= Stated goal =
Your task is to filter the data below down to the lines holding "image".

= The records =
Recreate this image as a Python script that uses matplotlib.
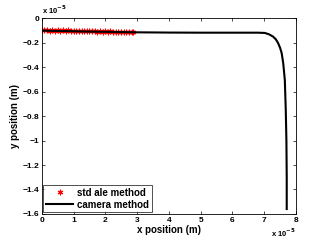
import numpy as np
import matplotlib.pyplot as plt

plt.rcParams['font.family'] = ['Liberation Sans', 'DejaVu Sans']
plt.rcParams['font.weight'] = 'bold'

# positions in units of 1e-5 m
ale_x = [0.00, 0.08, 0.16, 0.25, 0.33, 0.41, 0.50, 0.58, 0.66, 0.75, 0.83,
         0.91, 1.00, 1.08, 1.16, 1.25, 1.33, 1.41, 1.50, 1.58, 1.66, 1.75,
         1.83, 1.91, 2.00, 2.08, 2.16, 2.25, 2.33, 2.41, 2.50, 2.58, 2.66,
         2.75, 2.83, 2.88]
ale_y = [-0.095, -0.099, -0.094, -0.101, -0.097, -0.100, -0.096, -0.102, -0.098,
         -0.103, -0.099, -0.104, -0.100, -0.103, -0.101, -0.105, -0.102, -0.106,
         -0.103, -0.107, -0.104, -0.108, -0.105, -0.109, -0.106, -0.110, -0.107,
         -0.111, -0.108, -0.112, -0.109, -0.112, -0.110, -0.113, -0.111, -0.113]

cam_x = [0.0, 0.5, 1.0, 1.5, 2.0, 2.5, 3.0, 4.0, 5.0, 6.0, 6.8, 7.02, 7.15,
         7.28, 7.37, 7.44, 7.50, 7.55, 7.60, 7.65, 7.68, 7.70, 7.71, 7.71]
cam_y = [-0.100, -0.103, -0.105, -0.108, -0.110, -0.112, -0.114, -0.116,
         -0.117, -0.117, -0.117, -0.119, -0.130, -0.149, -0.172, -0.203,
         -0.240, -0.283, -0.367, -0.504, -0.750, -1.000, -1.300, -1.560]

xticks = [0, 1, 2, 3, 4, 5, 6, 7, 8]
yticks = [0, -0.2, -0.4, -0.6, -0.8, -1.0, -1.2, -1.4, -1.6]
ytick_labels = ['0', '\u22120.2', '\u22120.4', '\u22120.6', '\u22120.8',
                '\u22121', '\u22121.2', '\u22121.4', '\u22121.6']

fig = plt.figure(figsize=(3.27, 2.42), dpi=100)
ax = fig.add_axes([0.128, 0.116, 0.777, 0.808])

ax.plot(ale_x, ale_y, linestyle='none', marker=(6, 2, 0), color='red',
        markersize=4, markeredgewidth=0.8, label='std ale method')
ax.plot(cam_x, cam_y, color='black', linewidth=1.5, label='camera method')

ax.set_xlim(0, 8)
ax.set_ylim(-1.6, 0)
ax.set_xticks(xticks)
ax.set_xticklabels([str(t) for t in xticks])
ax.set_yticks(yticks)
ax.set_yticklabels(ytick_labels)
ax.tick_params(direction='in', top=True, right=True, length=2.5, width=0.5,
               labelsize=6, pad=2)
for s in ax.spines.values():
    s.set_linewidth(0.6)

ax.set_xlabel('x position (m)', fontsize=7, fontweight='bold', labelpad=1)
ax.set_ylabel('y position (m)', fontsize=7, fontweight='bold', labelpad=2)

ax.text(0.0, 1.01, 'x 10$^{-5}$', transform=ax.transAxes, fontsize=5.5,
        ha='left', va='bottom')
ax.text(1.0, -0.065, 'x 10$^{-5}$', transform=ax.transAxes, fontsize=5.5,
        ha='right', va='top')

leg = ax.legend(loc='lower left', fontsize=7, frameon=True, fancybox=False,
                borderpad=0.3, handlelength=2.8, handletextpad=0.4,
                labelspacing=0.2, borderaxespad=0.15)
leg.get_frame().set_edgecolor('black')
leg.get_frame().set_linewidth(0.6)

fig.savefig('out.png', dpi=100)
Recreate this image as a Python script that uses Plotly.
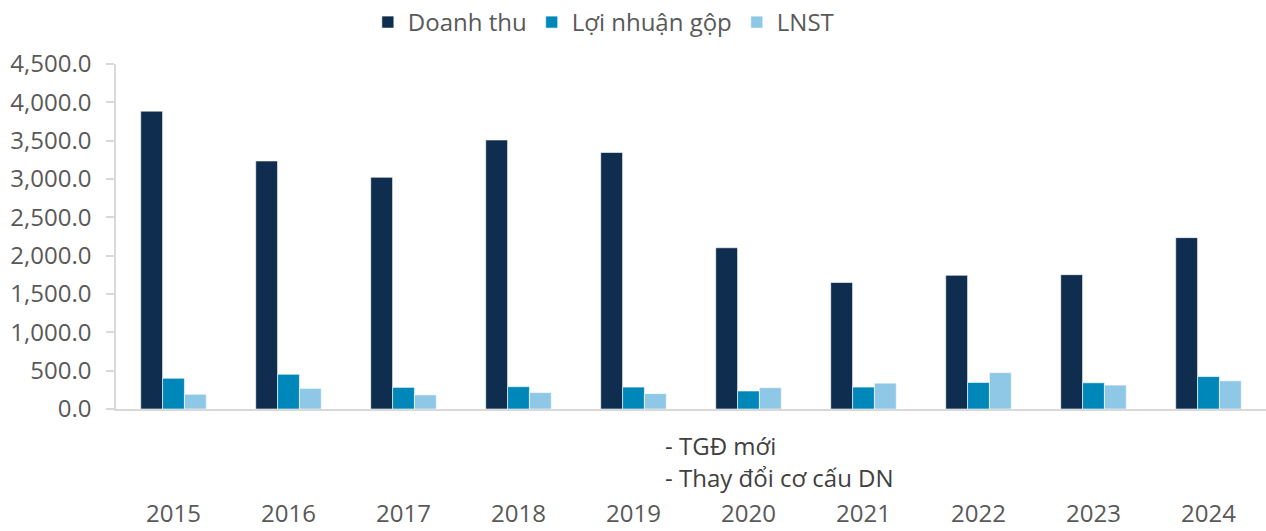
import plotly.graph_objects as go

years = ["2015", "2016", "2017", "2018", "2019", "2020", "2021", "2022", "2023", "2024"]
doanh_thu = [3885, 3235, 3022, 3509, 3346, 2103, 1650, 1744, 1752, 2235]
loi_nhuan_gop = [401, 453, 282, 291, 286, 235, 286, 346, 342, 423]
lnst = [192, 269, 184, 214, 201, 278, 337, 474, 312, 368]

series_names = ["Doanh thu", "Lợi nhuận gộp", "LNST"]
colors = ["#0e2d4f", "#0087b9", "#8fc7e7"]
y_ticks = [0, 500, 1000, 1500, 2000, 2500, 3000, 3500, 4000, 4500]
notes = ["- TGĐ mới", "- Thay đổi cơ cấu DN"]

FONT = "Open Sans"
TXT = "#595959"
FS = 24

fig = go.Figure()
for name, vals, col in zip(series_names, [doanh_thu, loi_nhuan_gop, lnst], colors):
    fig.add_trace(go.Bar(
        x=years, y=vals, name=name,
        marker=dict(color=col, line=dict(color="rgba(255,255,255,0.6)", width=1)),
    ))

fig.update_layout(
    width=1266, height=531,
    margin=dict(l=116, r=0, t=58, b=122),
    paper_bgcolor="white", plot_bgcolor="white",
    barmode="group", bargap=0.43, bargroupgap=0,
    font=dict(family=FONT, size=FS, color=TXT),
    legend=dict(
        orientation="h", x=0.219, xanchor="left", y=1.121, yanchor="middle",
        font=dict(family=FONT, size=FS, color=TXT),
        itemwidth=30, traceorder="normal",
    ),
    showlegend=True,
)

fig.update_yaxes(
    range=[0, 4500], tickvals=y_ticks, tickformat=",.1f",
    showgrid=False, zeroline=False, automargin=False,
    showline=True, linecolor="#d9d9d9", linewidth=1.5,
    ticks="outside", ticklen=8, tickcolor="#d9d9d9", tickwidth=1.5,
    ticklabelstandoff=10,
    tickfont=dict(family=FONT, size=FS, color=TXT),
)
fig.update_xaxes(
    showgrid=False, showline=True, linecolor="#d9d9d9", linewidth=2,
    ticks="", ticklabelstandoff=82, automargin=False,
    tickfont=dict(family=FONT, size=FS, color=TXT),
)

for i, t in enumerate(notes):
    fig.add_annotation(
        text=t, xref="paper", yref="paper",
        x=(663 - 116) / 1150, xanchor="left",
        y=(409 - (446 + 33 * i)) / 351, yanchor="middle",
        showarrow=False, align="left",
        font=dict(family=FONT, size=FS, color="#404040"),
    )

fig.write_html(
    "out.html",
    config={"displayModeBar": False},
    post_script="document.body.style.margin='0';document.body.style.overflow='hidden';",
)
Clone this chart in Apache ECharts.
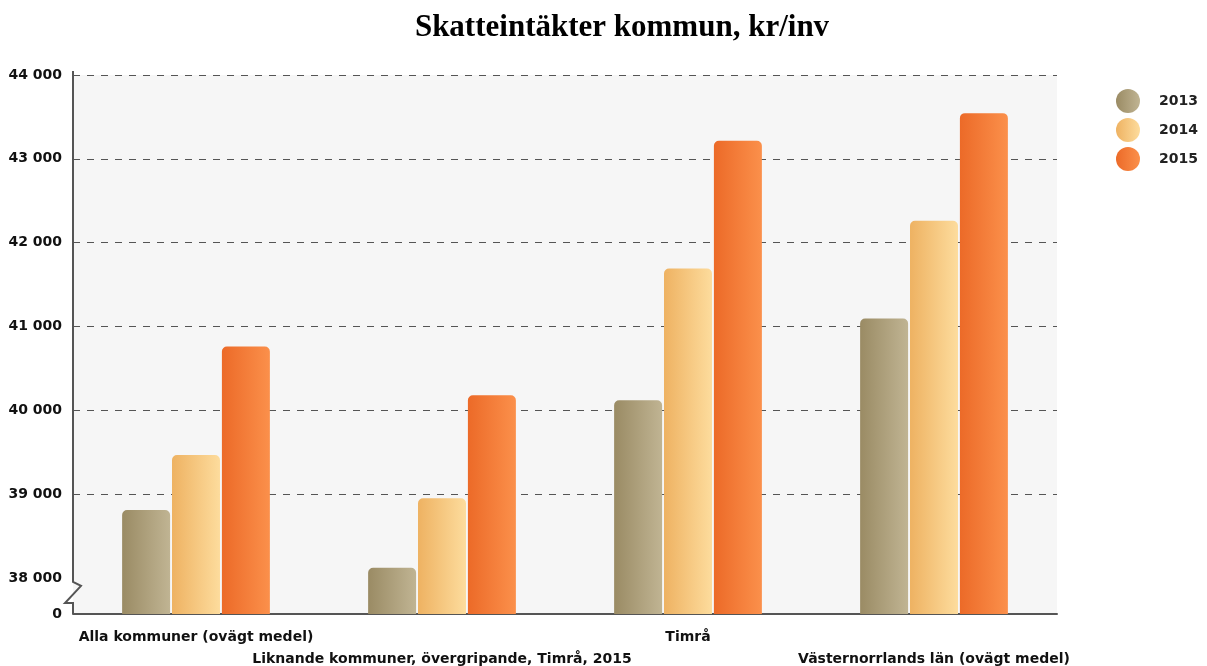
<!DOCTYPE html>
<html>
<head>
<meta charset="utf-8">
<script src="https://cdn.jsdelivr.net/npm/echarts@6/dist/echarts.min.js"></script>
<style>
  html, body { margin: 0; padding: 0; background: #fff; }
  #chart { width: 1207px; height: 666px; }
</style>
</head>
<body>
<div id="chart"></div>
<script>
  const categories = [
    'Alla kommuner (ovägt medel)',
    'Liknande kommuner, övergripande, Timrå, 2015',
    'Timrå',
    'Västernorrlands län (ovägt medel)'
  ];
  const years = ['2013', '2014', '2015'];
  const values2013 = [38810, 38120, 40120, 41095];
  const values2014 = [39465, 38950, 41690, 42260];
  const values2015 = [40760, 40180, 43215, 43545];
  const yTicks = [0, 38000, 39000, 40000, 41000, 42000, 43000, 44000];

  // dark side -> light side of each bar
  const colors = [
    ['#9a8b64', '#c0b493'],
    ['#eeb262', '#fddc9d'],
    ['#ec6a28', '#fb904b']
  ];

  function grad(c) {
    return new echarts.graphic.LinearGradient(0, 0, 1, 0, [
      { offset: 0, color: c[0] },
      { offset: 1, color: c[1] }
    ]);
  }

  function fmt(v) {
    return String(v).replace(/\B(?=(\d{3})+(?!\d))/g, ' ');
  }

  const chart = echarts.init(document.getElementById('chart'));
  const allValues = [values2013, values2014, values2015];

  const option = {
    backgroundColor: '#fff',
    title: {
      text: 'Skatteintäkter kommun, kr/inv',
      left: 617,
      textAlign: 'center',
      top: 7,
      textStyle: {
        fontFamily: 'Liberation Serif',
        fontWeight: 'bold',
        fontSize: 31,
        color: '#000'
      }
    },
    legend: {
      orient: 'vertical',
      left: 1111,
      top: 84,
      icon: 'circle',
      itemWidth: 24,
      itemHeight: 24,
      itemGap: 5,
      data: years,
      textStyle: {
        fontFamily: 'DejaVu Sans',
        fontWeight: 'bold',
        fontSize: 14,
        color: '#222',
        padding: [0, 0, 0, 14]
      }
    },
    grid: {
      left: 73,
      right: 150,
      top: 75,
      bottom: 52,
      outerBoundsMode: 'none',
      show: true,
      backgroundColor: '#f6f6f6',
      borderWidth: 0
    },
    xAxis: {
      type: 'category',
      data: categories,
      axisLine: { lineStyle: { color: '#555', width: 2 } },
      axisTick: { alignWithLabel: true, length: 5, lineStyle: { color: '#555' } },
      axisLabel: {
        interval: 0,
        margin: 12,
        lineHeight: 22,
        color: '#111',
        fontFamily: 'DejaVu Sans',
        fontWeight: 'bold',
        fontSize: 14,
        formatter: (v, i) => (i % 2 === 1 ? '\n' + v : v)
      }
    },
    yAxis: {
      type: 'value',
      min: 0,
      max: 44000,
      interval: 1000,
      breaks: [{ start: 0, end: 38000, gap: '6.7%' }],
      breakArea: { show: false },
      axisLine: { show: false },
      axisTick: { show: false },
      axisLabel: {
        margin: 11,
        color: '#111',
        fontFamily: 'DejaVu Sans',
        fontWeight: 'bold',
        fontSize: 14,
        formatter: v => (yTicks.indexOf(v) >= 0 ? fmt(v) : '')
      },
      splitLine: {
        show: true,
        lineStyle: { color: '#555', type: [7, 7], width: 1 }
      }
    },
    series: years.map((y, i) => ({
      name: y,
      type: 'bar',
      data: allValues[i],
      barWidth: '19.5%',
      barGap: '4%',
      itemStyle: {
        color: grad(colors[i]),
        borderRadius: [5, 5, 0, 0]
      }
    }))
  };

  chart.setOption(option);

  // y axis line with zigzag break marker between 0 and 38 000
  const x0 = chart.convertToPixel({ xAxisIndex: 0 }, 0) - 123;
  const yTop = chart.convertToPixel({ yAxisIndex: 0 }, 44000) - 4;
  const yBrk = chart.convertToPixel({ yAxisIndex: 0 }, 38000);
  const yZero = chart.convertToPixel({ yAxisIndex: 0 }, 0);
  chart.setOption({
    graphic: [{
      type: 'polyline',
      z: 100,
      shape: {
        points: [
          [x0, yTop], [x0, yBrk + 4], [x0 + 8, yBrk + 8],
          [x0 - 8, yZero - 11], [x0, yZero - 11], [x0, yZero]
        ]
      },
      style: { stroke: '#555', lineWidth: 2, fill: null }
    }]
  });
</script>
</body>
</html>
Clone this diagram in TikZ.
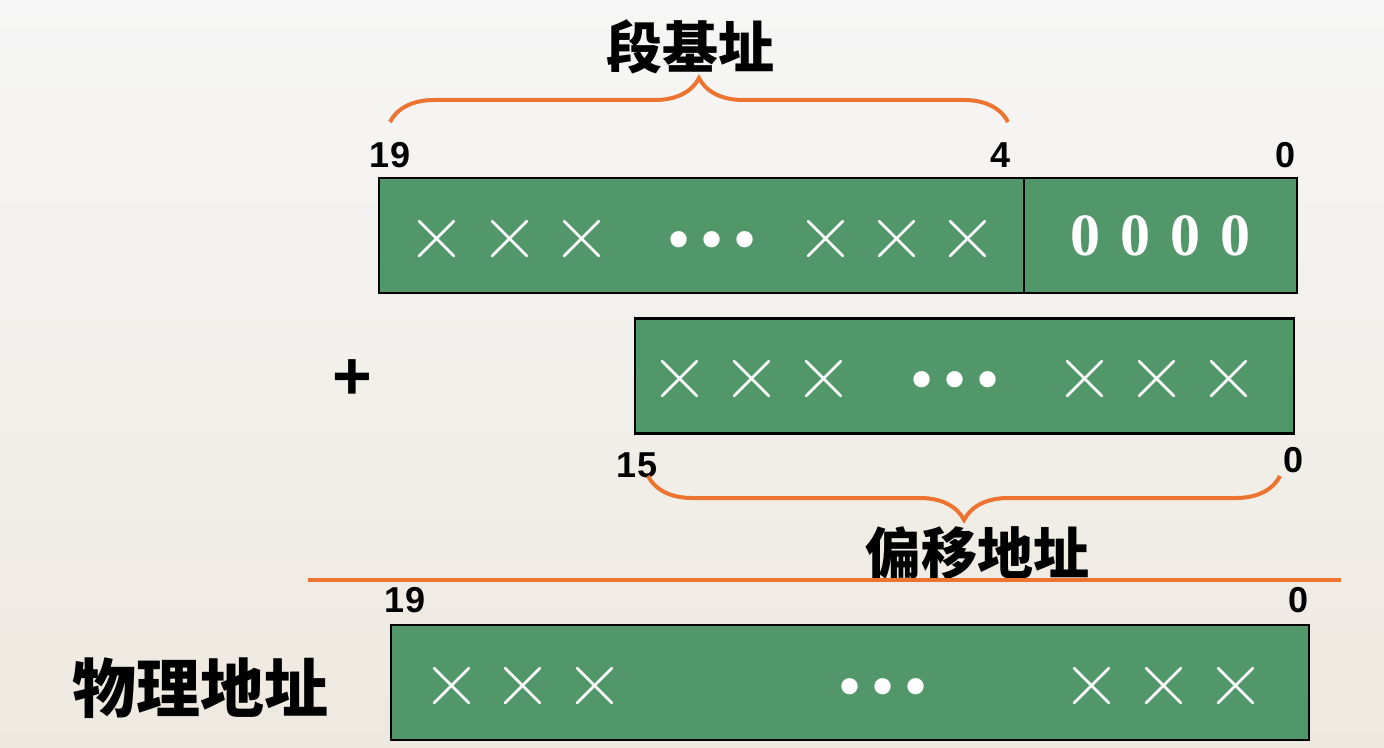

= Correct answer =
Recreate this image as a Python script that uses matplotlib.
Recreate this image as a Python script that uses Plotly.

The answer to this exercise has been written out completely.